Al menos para los orgullosos españoles de su época que dominaban al mundo europeo, era la afirmación de que algunos aspectos de los indios eran superiores a los españoles. Otros españoles de la época de la conquista sostenían que todos esos pueblos nuevos eran de un tipo inferior de humanidad y que debían de ser sometidos a la dominación de los españoles. Uno de los más grandes juristas y pensadores de la época, Juan Ginés de Sepúlveda, no titubeó en pronunciarlos no del todo hombres, por encima de los monos, desde luego, pero indignos de ser considerados en la misma categoría que los españoles.
Las Casas lanzó toda su enorme vitalidad, su extenso saber, y su habilidad en el debate, contra esas opiniones. Apasionadamente argumentó que los indios, aunque diferentes a los españoles en el color, las costumbres y la religión, eran seres humanos capaces de
hacerse cristianos, con el derecho a gozar de la propiedad, la libertad política y la dignidad humana, y que debían de ser incorporados a la civilización española y cristiana en vez de esclavizarlos o destruirles.
Un paso vacilante más se daba así en la senda de la justicia para con todas las razas en un mundo de todas las razas. Porque, aun cuando Las Casas comenzó como defensor de los indios solamente a apañarse a la esclavitud del negro también “por las mismas razones” y, para citar a uno de sus traductores, ardía en “piadoso celo de convertir almas a Jesucristo arrebatándolas al poder de las tinieblas”.
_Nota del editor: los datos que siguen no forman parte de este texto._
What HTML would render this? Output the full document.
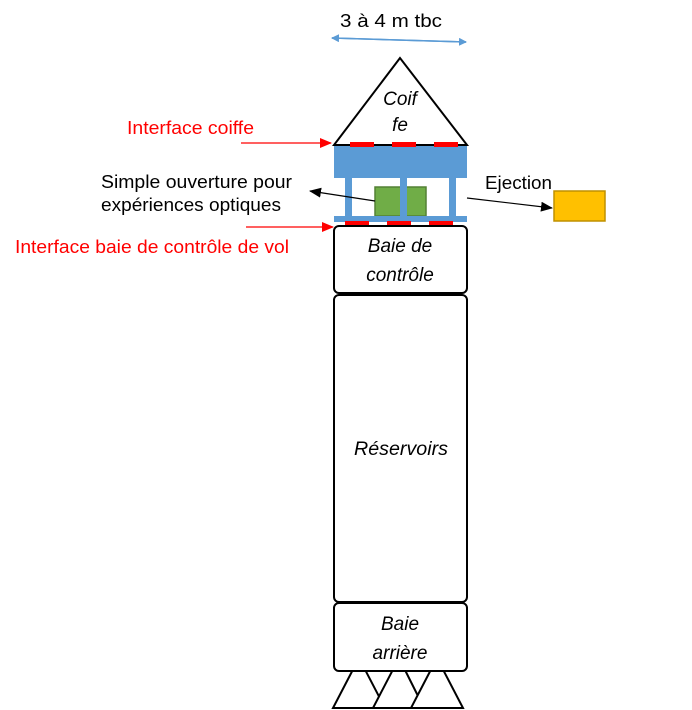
<!DOCTYPE html>
<html><head><meta charset="utf-8"><style>
html,body{margin:0;padding:0;background:#fff;}
svg{display:block;}
text{font-family:"Liberation Sans",sans-serif;}
</style></head><body>
<svg width="692" height="710" viewBox="0 0 692 710" xmlns="http://www.w3.org/2000/svg">
<defs>
<marker id="ab" markerWidth="8" markerHeight="8" refX="7" refY="4" orient="auto" markerUnits="userSpaceOnUse"><path d="M0,0 L8,4 L0,8 z" fill="#5b9bd5"/></marker>
<marker id="ar" markerWidth="12" markerHeight="10" refX="11" refY="5" orient="auto" markerUnits="userSpaceOnUse"><path d="M0,0 L12,5 L0,10 z" fill="#ff0000"/></marker>
<marker id="ak" markerWidth="12" markerHeight="10" refX="11" refY="5" orient="auto" markerUnits="userSpaceOnUse"><path d="M0,0 L12,5 L0,10 z" fill="#000"/></marker>
</defs>
<!-- top dimension -->
<text x="340" y="27" font-size="18" textLength="102" lengthAdjust="spacingAndGlyphs" fill="#000">3 à 4 m tbc</text>
<line x1="332" y1="38" x2="466" y2="42" stroke="#5b9bd5" stroke-width="1.5" marker-end="url(#ab)"/>
<line x1="466" y1="42" x2="332" y2="38" stroke="#5b9bd5" stroke-width="1.5" marker-end="url(#ab)"/>
<!-- coiffe -->
<polygon points="400,58 334,145 467,145" fill="#fff" stroke="#000" stroke-width="2"/>
<text x="400" y="105" font-size="19" font-style="italic" text-anchor="middle">Coif</text>
<text x="400" y="131" font-size="19" font-style="italic" text-anchor="middle">fe</text>
<!-- blue structure -->
<rect x="334" y="146" width="133" height="32" fill="#5b9bd5"/>
<rect x="345" y="178" width="7" height="40" fill="#5b9bd5"/>
<rect x="449" y="178" width="7" height="40" fill="#5b9bd5"/>
<rect x="375" y="187" width="51" height="29" fill="#70ad47" stroke="#538135" stroke-width="1.5"/>
<rect x="400" y="178" width="7" height="38" fill="#5b9bd5"/>
<rect x="334" y="216" width="133" height="6" fill="#5b9bd5"/>
<!-- red dashes -->
<g fill="#ff0000">
<rect x="350" y="142" width="24" height="5"/><rect x="392" y="142" width="24" height="5"/><rect x="434" y="142" width="24" height="5"/>
<rect x="345" y="221" width="24" height="5"/><rect x="387" y="221" width="24" height="5"/><rect x="429" y="221" width="24" height="5"/>
</g>
<!-- feet -->
<g fill="#fff" stroke="#000" stroke-width="2">
<polygon points="359,658 333,708 385,708"/>
<polygon points="399,658 373,708 424,708"/>
<polygon points="437,658 411,708 463,708"/>
</g>
<!-- boxes -->
<g fill="#fff" stroke="#000" stroke-width="2">
<rect x="334" y="226" width="133" height="67" rx="5"/>
<rect x="334" y="295" width="133" height="307" rx="5"/>
<rect x="334" y="603" width="133" height="68" rx="5"/>
</g>
<g font-size="19" font-style="italic" text-anchor="middle">
<text x="400" y="252">Baie de</text>
<text x="400" y="281">contrôle</text>
<text x="401" y="455" textLength="94" lengthAdjust="spacingAndGlyphs">Réservoirs</text>
<text x="400" y="630">Baie</text>
<text x="400" y="659">arrière</text>
</g>
<!-- labels -->
<text x="127" y="134" font-size="18" fill="#ff0000" textLength="127" lengthAdjust="spacingAndGlyphs">Interface coiffe</text>
<line x1="241" y1="143" x2="331" y2="143" stroke="#ff0000" stroke-width="1.2" marker-end="url(#ar)"/>
<text x="15" y="253" font-size="18" fill="#ff0000" textLength="274" lengthAdjust="spacingAndGlyphs">Interface baie de contrôle de vol</text>
<line x1="246" y1="227" x2="333" y2="227" stroke="#ff0000" stroke-width="1.2" marker-end="url(#ar)"/>
<text x="101" y="188" font-size="18" textLength="191" lengthAdjust="spacingAndGlyphs">Simple ouverture pour</text>
<text x="101" y="211" font-size="18" textLength="180" lengthAdjust="spacingAndGlyphs">expériences optiques</text>
<line x1="375" y1="201" x2="310" y2="191" stroke="#000" stroke-width="1.2" marker-end="url(#ak)"/>
<text x="485" y="189" font-size="18" textLength="67" lengthAdjust="spacingAndGlyphs">Ejection</text>
<line x1="467" y1="198" x2="552" y2="208" stroke="#000" stroke-width="1.2" marker-end="url(#ak)"/>
<rect x="554" y="191" width="51" height="30" fill="#ffc000" stroke="#bf9000" stroke-width="1.5"/>
</svg>
</body></html>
Creía, con profunda convicción, que los pueblos de todas partes podrían civilizarse si se emplearan solamente métodos cristianos pacíficos, y que “no existe hoy nación alguna, o podría existir, por bárbara, tierra o depravada que fuese en sus costumbres, que no pudiera ser atraída y convertida a todas las virtudes políticas, y a toda la humanidad de los hombres domésticos, políticos y racionales”. Inclusive los errantes semidesnudos de la Florida eran hombres racionales a quienes se les podía enseñar. Simplemente se hallan en ese estado de rudeza en que todos los otros pueblos existieron antes de recibir instrucción.
Aquí vemos la primera afirmación enfática después de la invención de la imprenta, de esa “verdad axiomática” proclamada por la Declaración de Independencia inmortalizada por Abraham Lincoln en el discurso de Gettysburg: que “todos los hombres han sido creados iguales”.
¿Qué mayor fruto podía haber producido el descubrimiento de América y de sus muchos pueblos diversos que la conclusión de Las Casas: “todos los pueblos del mundo son hombres”? Para mí está claro que esta creencia de Las Casas o hipótesis si se quiere, sobrevendrá a los siglos y vendrá a ser conocida como una de las más importantes contribuciones de España al mundo.
Es significativo notar que mientras más se estudia a Las Casas más se convierte en una figura universal. Hemos visto que, aunque comenzó como defensor de los indios solamente, presto abandonó la esclavitud negra cuando vio lo que significaba. Esta universalidad de Las Casas está bien ilustrada con carta que escribió al rey desde Sevilla. Mientras aguardaba a embarcar para América en su último viaje no había estado ocioso, y refirió al rey que había descubierto a muchos indios injustamente retenidos como esclavos en el sur de España. Se quejaba de sus dificultades legales para obtener la liberación de una india, e imploraba a la corona que no permitiese tales demoras judiciales en asunto tan importante a “la libertad de los indios y de todos los pueblos del mundo”.
Ahí está la significación actual y en realidad, perdurable de este fraile para los hombres modernos. José Rizal, el patriota filipino que atacó la dominación española durante la última década del siglo XIX seguía seguramente los preceptos de Las Casas cuando expresó “somos personas”.
¿Continuarán los viejos e influyentes debates, de tono histérico y polémico, entre los que consideran a Las Casas un caballero moral sin mácula y los que le denuncian como un español desleal, responsable él solo de la “Leyenda Negra” contra España? Sobre todo, ¿será posible que el mundo vea a Las Casas como un todo: sus virtudes sus defectos, sus exageraciones y sus verdades fundamentales? Se alcanzará un resultado importante si se dedica más atención al estudio de su vida, porque todavía hay algo que aprender sobre él.
Tenemos estudios de él como bibliófilo, erudito y propagandista, como psicólogo, como teorizante político, como historiador, como antropólogo, como geógrafo, como humanista. Sin embargo, otros ensayos pueden escribirse, y sin duda se escribirán, sobre Las Casas el educador, el político, el economista (porque tiene unas teorías interesantes sobre la causa de la inflación y sostenía decididas opiniones sobre el poder del sistema de libre empresa), el filósofo, el burócrata, el teólogo, filólogo, el naturalista, el sociólogo.
Es de esperarse también que alguien, algún día prepare un índice de conceptos erróneos sobre Las Casas, con su corrección, del mismo modo que Jacques Barzun a compilado uno sobre Berlioz. Fernando Ortiz ha hecho un magnífico comienzo en este terreno con su artículo “La leyenda negra contra Bartolomé de las Casas”. Y nosotros sabemos que Agustín Miyares Cario proyecta emprender otra de sus labores benedictinas, haciendo un índice de todos los libros y autoridades citados por Las Casas en sus obras, que será una contribución monumental, de gran servicio para los estudios del hombre y de su época.